When it comes to teaching the arts in the primary years, one school has achieved outstanding results, writes Amanda Kelly
They could belong to an A-level programme, or even an arts degree course, but visits to the Royal Academy and workshops from professional artists are nothing unusual at Nicholas Hawksmoor primary school in Towcester.
Even with such young children, it is regarded as one of the best in the country for arts and drama teaching and was recently given an Artsmark Gold award from the Arts Council of England, an accolade normally reserved for secondary schools. So while other youngsters play shepherds and angels over the next few weeks, these pupils will be staging Swan Lake.
Every wall in the school is covered with pupils' work, most of such exceptional quality that you have to remind yourself of the age of the children who produced it. The entrance hall greets visitors with its an autumnal display of greens, reds and yellows. In the reception, pupils'
paintings of light falling through windows. In the head's office, blue and lilac flowers. Windowsills bear clay sculptures produced by some of the youngest children.
Some of the best work is exhibited in a corridor further into the school, under spotlights and glass frames. Each display is themed, colour co-ordinated and beautifully mounted. Much of the work is inspired by the output of artists whom the pupils have seen at first hand. Paid for from a mixture of fundraising activities, parental contributions and the school budget, each class makes at least one visit to a gallery every year, as well as occasional trips to the opera, ballet and Shakespeare productions.

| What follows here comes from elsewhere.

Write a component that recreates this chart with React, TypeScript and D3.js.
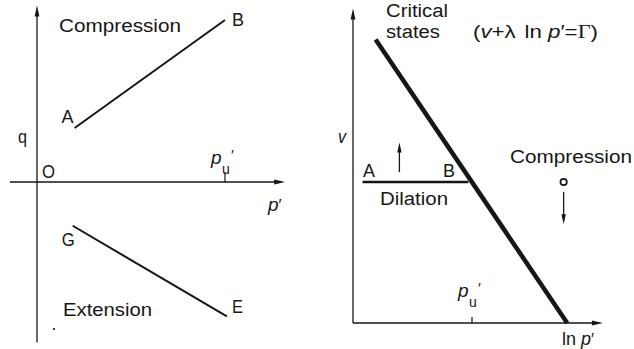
import React from "react";
import * as d3 from "d3";

// q–p′ plane: effective stress paths in compression and extension
const compressionPath = [
  { p: 0.2, q: 0.333 },
  { p: 1.0, q: 1.0 },
];
const extensionPath = [
  { p: 0.19, q: -0.27 },
  { p: 1.01, q: -0.83 },
];
const compressionLabels = ["A", "B"];
const extensionLabels = ["G", "E"];
const leftPuTick = 1.0;

// v–ln p′ plane: critical state line and drained path A→B
const criticalStateLine = [
  { lnp: 0.19, v: 2.01 },
  { lnp: 1.8, v: 0.0 },
];
const dilationPath = [
  { lnp: 0.08, v: 1.0 },
  { lnp: 0.97, v: 1.0 },
];
const rightPuTick = 1.0;
const compressionState = { lnp: 1.77, v: 1.0 };
const upArrow = { lnp: 0.39, from: 1.07, to: 1.28 };
const downArrow = { lnp: 1.77, from: 0.93, to: 0.7 };

const W = 634;
const H = 349;
const FONT = "'Liberation Sans', Arial, Helvetica, sans-serif";
const INK = "#161616";

// left panel scales
const xL = d3.scaleLinear().domain([0, 1]).range([37, 225]);
const yL = d3.scaleLinear().domain([0, 1]).range([182, 20]);
// right panel scales
const xR = d3.scaleLinear().domain([0, 1]).range([353, 472]);
const yR = d3.scaleLinear().domain([0, 1]).range([323, 182]);

function arrowHead(x: number, y: number, dir: "up" | "down" | "right", len = 10, half = 2.6) {
  if (dir === "up") return `M${x},${y} L${x - half},${y + len} L${x + half},${y + len} Z`;
  if (dir === "down") return `M${x},${y} L${x - half},${y - len} L${x + half},${y - len} Z`;
  return `M${x},${y} L${x - len},${y - half} L${x - len},${y + half} Z`;
}

function T({ x, y, w, size = 18, children, anchor = "start", style = "normal", family = FONT }: any) {
  return (
    <text
      x={x}
      y={y}
      fontSize={size}
      fontFamily={family}
      fontStyle={style}
      textAnchor={anchor}
      textLength={w}
      lengthAdjust={w ? "spacingAndGlyphs" : undefined}
      fill={INK}
    >
      {children}
    </text>
  );
}

function PuLabel({ x, y }: { x: number; y: number }) {
  return (
    <g fill={INK} fontFamily={FONT}>
      <text x={x} y={y} fontSize={19} fontStyle="italic">p</text>
      <text x={x + 11} y={y + 10} fontSize={14}>u</text>
      <text x={x + 20} y={y - 4} fontSize={15}>′</text>
    </g>
  );
}

export default function App() {
  const lineL = d3
    .line<{ p: number; q: number }>()
    .x((d) => xL(d.p))
    .y((d) => yL(d.q));
  const lineR = d3
    .line<{ lnp: number; v: number }>()
    .x((d) => xR(d.lnp))
    .y((d) => yR(d.v));

  // axis extents
  const lTop = yL(1.09);
  const lBottom = yL(-0.99);
  const lLeft = xL(-0.144);
  const lRight = xL(1.32);
  const rTop = yR(2.23);
  const rRight = xR(2.1);

  return (
    <svg
      width={W}
      height={H}
      style={{ position: "absolute", left: 0, top: 0, background: "#fff" }}
    >
      {/* ---------- left panel: q vs p′ ---------- */}
      <g stroke={INK} fill="none">
        <line x1={xL(0)} y1={lBottom} x2={xL(0)} y2={lTop + 8} strokeWidth={1.3} />
        <line x1={lLeft} y1={yL(0)} x2={lRight - 8} y2={yL(0)} strokeWidth={1.3} />
        <line
          x1={xL(leftPuTick)}
          y1={yL(0)}
          x2={xL(leftPuTick)}
          y2={yL(0) - 10}
          strokeWidth={1.2}
        />
        <path d={lineL(compressionPath) || ""} strokeWidth={2} />
        <path d={lineL(extensionPath) || ""} strokeWidth={2} />
      </g>
      <path d={arrowHead(xL(0), lTop, "up", 11, 2.4)} fill={INK} />
      <path d={arrowHead(lRight, yL(0), "right", 11, 2.4)} fill={INK} />
      <circle cx={54} cy={329} r={1.1} fill={INK} />

      <T x={59} y={32} w={122}>Compression</T>
      <T x={xL(compressionPath[0].p) - 13} y={123} w={12}>{compressionLabels[0]}</T>
      <T x={xL(compressionPath[1].p) + 7} y={26} w={12}>{compressionLabels[1]}</T>
      <T x={xL(extensionPath[0].p) - 11} y={246} w={13}>{extensionLabels[0]}</T>
      <T x={xL(extensionPath[1].p) + 5} y={313} w={11}>{extensionLabels[1]}</T>
      <T x={63} y={316} w={89}>Extension</T>
      <T x={18} y={143} w={9}>q</T>
      <T x={42} y={178} w={13}>O</T>
      <PuLabel x={211} y={164} />
      <text x={268} y={211} fontSize={19} fontFamily={FONT} fontStyle="italic" fill={INK}>
        p<tspan fontStyle="normal" fontSize={16}>′</tspan>
      </text>

      {/* ---------- right panel: v vs ln p′ ---------- */}
      <g stroke={INK} fill="none">
        <line x1={xR(0)} y1={yR(0)} x2={xR(0)} y2={rTop + 8} strokeWidth={1.3} />
        <line x1={xR(0)} y1={yR(0)} x2={rRight - 8} y2={yR(0)} strokeWidth={1.3} />
        <line
          x1={xR(rightPuTick)}
          y1={yR(0)}
          x2={xR(rightPuTick)}
          y2={yR(0) - 6}
          strokeWidth={1.2}
        />
        <path d={lineR(criticalStateLine) || ""} strokeWidth={4.5} />
        <path d={lineR(dilationPath) || ""} strokeWidth={2.4} />
        <line
          x1={xR(upArrow.lnp)}
          y1={yR(upArrow.from)}
          x2={xR(upArrow.lnp)}
          y2={yR(upArrow.to) + 6}
          strokeWidth={1.3}
        />
        <line
          x1={xR(downArrow.lnp)}
          y1={yR(downArrow.from)}
          x2={xR(downArrow.lnp)}
          y2={yR(downArrow.to) - 6}
          strokeWidth={1.3}
        />
        <circle
          cx={xR(compressionState.lnp)}
          cy={yR(compressionState.v)}
          r={3.2}
          strokeWidth={1.7}
        />
      </g>
      <path d={arrowHead(xR(0), rTop, "up", 11, 2.4)} fill={INK} />
      <path d={arrowHead(rRight, yR(0), "right", 11, 2.4)} fill={INK} />
      <path d={arrowHead(xR(upArrow.lnp), yR(upArrow.to), "up", 10, 2.2)} fill={INK} />
      <path d={arrowHead(xR(downArrow.lnp), yR(downArrow.to), "down", 10, 2.2)} fill={INK} />

      <T x={386} y={17} w={62}>Critical</T>
      <T x={386} y={38} w={54}>states</T>
      <text x={473} y={38} fontSize={18} fontFamily={FONT} fill={INK} textLength={125} lengthAdjust="spacingAndGlyphs">
        (<tspan fontStyle="italic">v</tspan>+λ<tspan dx={7}>ln</tspan>
        <tspan dx={5} fontStyle="italic">p</tspan>′=<tspan fontFamily="'Liberation Serif', serif">Γ</tspan>)
      </text>
      <T x={338} y={143} w={8} style="italic">v</T>
      <T x={363} y={177} w={12}>A</T>
      <T x={443} y={177} w={12}>B</T>
      <T x={380} y={205} w={68}>Dilation</T>
      <T x={510} y={163} w={122}>Compression</T>
      <PuLabel x={458} y={297} />
      <text x={562} y={345} fontSize={18} fontFamily={FONT} fill={INK}>
        ln<tspan dx={5} fontStyle="italic">p</tspan><tspan fontSize={16}>′</tspan>
      </text>
    </svg>
  );
}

The school has particularly close links with the Northern Ballet, which invites children backstage when it is performing in town, and with the Royal Academy in London, where 10 and 11-year-old pupils will be visiting the Aztecs exhibition in January. Seven-year-olds at the school discuss Monet, Matisse and Picasso as though they were pop idols.
"People say primary school kids are too young to appreciate art galleries and the theatre," says headteacher Richard Edwards. "By secondary school, it's often too late. If they haven't been to an exhibition, the ballet or the opera by the time they hit their teens, then there's a good chance they never will. By introducing them to the high arts at the most impressionable age, we are teaching them that art is accessible to everyone, and that will hopefully stay with them for ever."
Last autumn, a visit to the Royal Academy prompted a series of watercolour classes, after the style of the 18th-century French painter, Chardin. Every other year, Year 6 pupils spend five days exploring the museums and galleries of St Ives in Cornwall, focusing on the work of sculptor Barbara Hepworth. The children then attempt their own work. This month, a visit by Year 3 pupils to the Barber Institute will form the basis of a portraiture project. Recent studies of other modern artists have led to projects in weaving, bubble painting and cartoons.
"It's our strong belief that art translates across the curriculum," says deputy head Marilyn Barnes. "We took a group of children to see a famous painting of the beheading of Lady Jane Grey at the National Gallery because it fitted in with what they were studying in history. And we won a prize in a competition run by the National Gallery in 2000 for the way we incorporated Constable's The Hay Wain into ICT, history, literacy, geography, RE, art and even dance lessons."
There are regular visits to the school by professional artists and many children get involved in after-school clubs. A potter, a specialist in African batik and a Japanese woodblock artist are among those who have recently held workshops.
"This country is so rich in culture, yet we tend to play it down in an effort to be politically correct," says Mr Edwards. "We should teach children to be proud of it. But they can also learn to appreciate other cultures through the arts. We have recently created our own exhibitions of Africa, Japan and South America."
Music, dance and drama are given equal emphasis. As well as a large hall with lighting and tiered seating, the school has its own dance and music studio. Most of the 554 pupils spend at least four and a half hours a week in arts classes, and theatre visits are slotted regularly into the timetable. Recently, a group of mixed-age children were taken to the Schools' Matinee at Covent Garden, where for many pupils the highlight was a meeting with the ballerina Darcey Bussell.
Other subjects have not been compromised by the focus on the arts. Last year, the school produced some of the best test results in the county, with 89 per cent of pupils achieving Level 4 or above in KS2 English; 92 per cent in maths, and 98 per cent in science.
"When I took over the school 12 years ago, it had a pretty bad reputation and standards and behaviour were poor," says Mr Edwards. "I knew radical changes had to be made, and I thought the arts were the best vehicle for this change. Schools have to realise that in trying to meet so many targets, the curriculum has become too narrow. Our experience shows that when the kids have come from an arts class, they are more focused and involved in other academic work.